The US Perspective: Growth Over Income
In the USA, "Bonds are for income" (not so much anymore) and "Equities are for growth." That culture is why a lot of companies (Microsoft, Berkshire Hathaway) resisted paying dividends for decades, and why very profitable companies like Microsoft still only yield 0.8%, and Apple yields 0.6% (despite a 157% ROE). Because paying a dividend in the US is seen as a failure. Paying a dividend says, “I can’t earn more than you can, so have the money back.” US shareholders understand—have always understood—that if Amazon can earn 20.4% on every dollar they invest every year and the best they can do is invest in bonds and make what, 4%, why wouldn’t you give Amazon the money? And why would you ever want Amazon to return any money to you when "Amazon money invested" is compounding every year at 20% and that compounding value is turning up in the capital value of their shares? You should be upset if high ROE companies pay dividends. You want to see zero yield. You want to see earnings reinvested by the company, not returned to you.
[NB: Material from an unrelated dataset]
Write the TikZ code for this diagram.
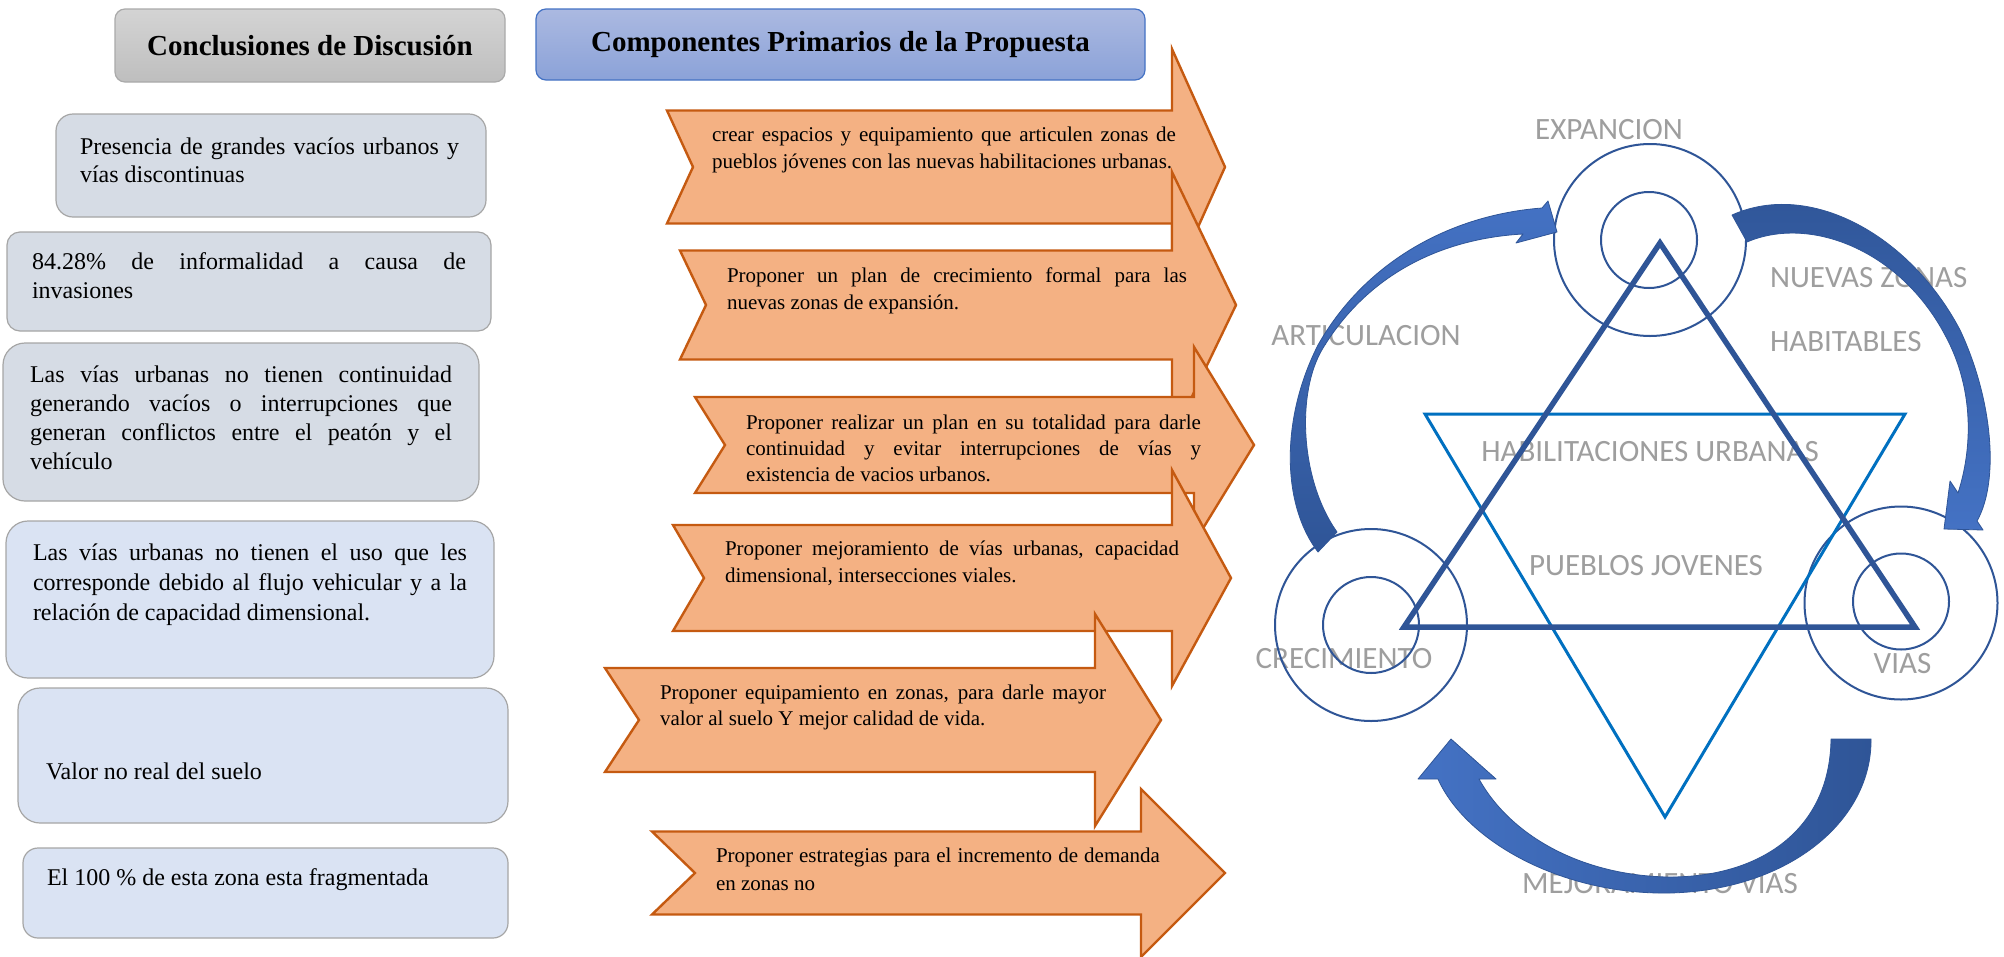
\documentclass[tikz,border=0pt]{standalone}
\usepackage{fontspec}
\setmainfont{Liberation Serif}
\newfontfamily\lblfont{Carlito}
\definecolor{darkblue}{RGB}{47,85,151}
\definecolor{medblue}{RGB}{68,114,196}
\definecolor{triblue}{RGB}{0,112,192}
\definecolor{orangefill}{RGB}{244,177,131}
\definecolor{orangeline}{RGB}{197,90,17}
\definecolor{boxfilla}{RGB}{214,220,229}
\definecolor{boxfillb}{RGB}{218,227,243}
\definecolor{boxline}{RGB}{166,166,166}
\definecolor{hdrgraytop}{RGB}{212,212,212}
\definecolor{hdrgraybot}{RGB}{190,190,190}
\definecolor{hdrgrayline}{RGB}{170,170,170}
\definecolor{hdrbluetop}{RGB}{171,185,225}
\definecolor{hdrbluebot}{RGB}{139,162,216}
\definecolor{hdrblueline}{RGB}{68,114,196}
\definecolor{lblgray}{RGB}{158,158,158}
\newcommand{\jl}[2]{\makebox[#1pt][s]{\spaceskip=0pt\xspaceskip=0pt\relax #2}}
\newcommand{\lastl}[2]{\makebox[#1pt][l]{\spaceskip=0pt\xspaceskip=0pt\relax #2}}
\begin{document}
\begin{tikzpicture}[x=1pt,y=-1pt,
  every node/.style={inner sep=0pt, outer sep=0pt},
  hdr/.style={rectangle, rounded corners=10pt, line width=1.2pt, anchor=north west, font=\bfseries\fontsize{29}{34}\selectfont},
  hdrgray/.style={hdr, draw=hdrgrayline, top color=hdrgraytop, bottom color=hdrgraybot},
  hdrblue/.style={hdr, draw=hdrblueline, top color=hdrbluetop, bottom color=hdrbluebot},
  lbox/.style={rectangle, draw=boxline, line width=1.2pt, anchor=north west},
  lboxa/.style={lbox, fill=boxfilla},
  lboxb/.style={lbox, fill=boxfillb},
  btxt/.style={anchor=base west, font=\fontsize{24}{29}\selectfont},
  otxt/.style={anchor=base west, font=\fontsize{21}{27}\selectfont},
  oarrow/.style={draw=orangeline, fill=orangefill, line width=2.4pt, line join=miter},
  ring/.style={circle, draw=darkblue, line width=2pt, inner sep=0pt},
  lbl/.style={text=lblgray, font=\lblfont\fontsize{31}{36}\selectfont},
  carrow/.style={draw=darkblue, line width=0.8pt, line join=round},
]
\useasboundingbox (0,0) rectangle (2004,956);
\fill[white] (0,0) rectangle (2004,956);

% headers
\node[hdrgray, minimum width=390, minimum height=73] (hconc) at (115,9) {Conclusiones de Discusión};
\node[hdrblue, minimum width=609, minimum height=71] (hcomp) at (536,9) {Componentes Primarios de la Propuesta};

% left boxes
\node[lboxa, rounded corners=17pt, minimum width=430, minimum height=103] (b1) at (56,114) {};
\node[lboxa, rounded corners=13pt, minimum width=484, minimum height=99] (b2) at (7,232) {};
\node[lboxa, rounded corners=22pt, minimum width=476, minimum height=158] (b3) at (3,343) {};
\node[lboxb, rounded corners=22pt, minimum width=488, minimum height=157] (b4) at (6,521) {};
\node[lboxb, rounded corners=22pt, minimum width=490, minimum height=135] (b5) at (18,688) {};
\node[lboxb, rounded corners=15pt, minimum width=485, minimum height=90] (b6) at (23,848) {};

\node[btxt, text width=379, font=\fontsize{24}{28}\selectfont] (b1t) at (80,154) {\jl{379}{Presencia de grandes vacíos urbanos y}\\\lastl{379}{vías discontinuas}};
\node[btxt, text width=434] (b2t) at (32,269) {\jl{434}{84.28\% de informalidad a causa de}\\\lastl{434}{invasiones}};
\node[btxt, text width=422, font=\fontsize{24}{29.3}\selectfont] (b3t) at (30,382) {\jl{422}{Las vías urbanas no tienen continuidad}\\\jl{422}{generando vacíos o interrupciones que}\\\jl{422}{generan conflictos entre el peatón y el}\\\lastl{422}{vehículo}};
\node[btxt, text width=434, font=\fontsize{24}{30}\selectfont] (b4t) at (33,560) {\jl{434}{Las vías urbanas no tienen el uso que les}\\\jl{434}{corresponde debido al flujo vehicular y a la}\\\lastl{434}{relación de capacidad dimensional.}};
\node[btxt] (b5t) at (46,779) {Valor no real del suelo};
\node[btxt] (b6t) at (47,885) {El 100 \% de esta zona esta fragmentada};

% orange arrows
\draw[oarrow] (667,110.5) -- (1172,110.5) -- (1172,49) -- (1225,167) -- (1172,285) -- (1172,223.5) -- (667,223.5) -- (693,167) -- cycle;
\draw[oarrow] (680,250.5) -- (1172,250.5) -- (1172,172) -- (1236,305) -- (1172,438) -- (1172,359.5) -- (680,359.5) -- (706,305) -- cycle;
\draw[oarrow] (695,397) -- (1194,397) -- (1194,347) -- (1254,445) -- (1194,543) -- (1194,493) -- (695,493) -- (725,445) -- cycle;
\draw[oarrow] (673,525) -- (1172,525) -- (1172,470) -- (1231,578) -- (1172,686) -- (1172,631) -- (673,631) -- (704,578) -- cycle;
\draw[oarrow] (605,668) -- (1095,668) -- (1095,614) -- (1161,720) -- (1095,826) -- (1095,772) -- (605,772) -- (639,720) -- cycle;
\draw[oarrow] (652,831.5) -- (1141,831.5) -- (1141,789) -- (1225,873) -- (1141,957) -- (1141,914.5) -- (652,914.5) -- (695,873) -- cycle;

\node[otxt, text width=464] (a1t) at (712,141) {\jl{464}{crear espacios y equipamiento que articulen zonas de}\\\lastl{464}{pueblos jóvenes con las nuevas habilitaciones urbanas.}};
\node[otxt, text width=460] (a2t) at (727,282) {\jl{460}{Proponer un plan de crecimiento formal para las}\\\lastl{460}{nuevas zonas de expansión.}};
\node[otxt, text width=455, font=\fontsize{21}{26}\selectfont] (a3t) at (746,429) {\jl{455}{Proponer realizar un plan en su totalidad para darle}\\\jl{455}{continuidad y evitar interrupciones de vías y}\\\lastl{455}{existencia de vacios urbanos.}};
\node[otxt, text width=454, font=\fontsize{21}{27.5}\selectfont] (a4t) at (725,555) {\jl{454}{Proponer mejoramiento de vías urbanas, capacidad}\\\lastl{454}{dimensional, intersecciones viales.}};
\node[otxt, text width=446, font=\fontsize{21}{26.5}\selectfont] (a5t) at (660,699) {\jl{446}{Proponer equipamiento en zonas, para darle mayor}\\\lastl{446}{valor al suelo Y mejor calidad de vida.}};
\node[otxt, text width=444, font=\fontsize{21}{28}\selectfont] (a6t) at (716,862) {\jl{444}{Proponer estrategias para el incremento de demanda}\\\lastl{444}{en zonas no}};

% labels (under the shapes)
\node[lbl] (lexp) at (1609,130) {EXPANCION};
\node[lbl, anchor=west] (lnue) at (1770,277.5) {NUEVAS ZONAS};
\node[lbl, anchor=west] (lhab) at (1770,341.7) {HABITABLES};
\node[lbl] (lart) at (1366,336) {ARTICULACION};
\node[lbl] (lhur) at (1650,452) {HABILITACIONES URBANAS};
\node[lbl] (lpue) at (1646,566) {PUEBLOS JOVENES};
\node[lbl] (lcre) at (1344,658.5) {CRECIMIENTO};
\node[lbl] (lvia) at (1902.5,664) {VIAS};
\node[lbl] (lmej) at (1660,883.5) {MEJORAMIENTO VIAS};

% circles
\node[ring, minimum size=192] (cEo) at (1650,240) {};
\node[ring, minimum size=96] (cEi) at (1649,240) {};
\node[ring, minimum size=192] (cCo) at (1371,625) {};
\node[ring, minimum size=96] (cCi) at (1371,625) {};
\node[ring, minimum size=193] (cVo) at (1901,603) {};
\node[ring, minimum size=96] (cVi) at (1901,601.5) {};

% triangles
\coordinate (tA) at (1660,243);
\coordinate (tB) at (1915,627);
\coordinate (tC) at (1404,627);
\coordinate (iA) at (1425,414);
\coordinate (iB) at (1905,414);
\coordinate (iC) at (1665,817);
\draw[triblue, line width=3pt, line join=miter] (iA) -- (iB) -- (iC) -- cycle;
\draw[darkblue, line width=5.5pt, line join=miter] (tA) -- (tB) -- (tC) -- cycle;

% curved block arrows
\draw[carrow, top color=medblue, bottom color=darkblue]
  (1318,552) .. controls (1282,505) and (1280,420) .. (1318,345)
  .. controls (1365,262) and (1450,215) .. (1542,208)
  -- (1548,201) -- (1557,232) -- (1516,243) -- (1523,234)
  .. controls (1450,238) and (1372,268) .. (1323,348)
  .. controls (1296,392) and (1300,480) .. (1337,532) -- cycle;
\draw[carrow, top color=darkblue, bottom color=medblue]
  (1732,215) .. controls (1810,180) and (1910,235) .. (1960,330)
  .. controls (1992,398) and (2000,480) .. (1977,521)
  -- (1983,530) -- (1944,529) -- (1950,481) -- (1958,493)
  .. controls (1972,450) and (1975,390) .. (1945,335)
  .. controls (1900,250) and (1810,215) .. (1747,242) -- cycle;
\draw[carrow, left color=medblue, right color=darkblue]
  (1831,739) -- (1871,739)
  .. controls (1872,820) and (1790,890) .. (1670,893)
  .. controls (1560,895) and (1465,840) .. (1438,779)
  -- (1418,779) -- (1451,739) -- (1496,779) -- (1479,779)
  .. controls (1510,835) and (1580,875) .. (1667,877)
  .. controls (1760,878) and (1830,830) .. (1831,739) -- cycle;
\end{tikzpicture}
\end{document}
The Australian Obsession with Dividends
The same culture does not apply in Australia. In Australia, it's all about dividends and franking; it's about return, it’s not about total return. Australia has this zombie-like obsession with the very average returns from boring, mature, no growth, low growth (safe and reliable) income stocks. In so doing, you are corralling yourself into stocks that have no obvious growth options, return the money to shareholders, and because of Australian tax legislation, it is seen as "clever." Meanwhile, all the growth stocks with high ROEs are seen as ‘risky’ and dangerous. But that’s where the total return is. Growth companies compound earnings, which turns up in market capitalisation.
The Bottom Line
Bottom line: You will be richer for filtering stocks by ROE, not gross yield. Invest for income, and your nest egg will quietly shrink. Don't get caught out investing like a retiree if you still have a long runway before you need income.
Of course, not chasing income stocks means you might have to sell some Pro Medicus shares to fund your groceries in retirement, but if you can get your head around that, you'll be the one with the Chocolate Digestive biscuits on Bingo night.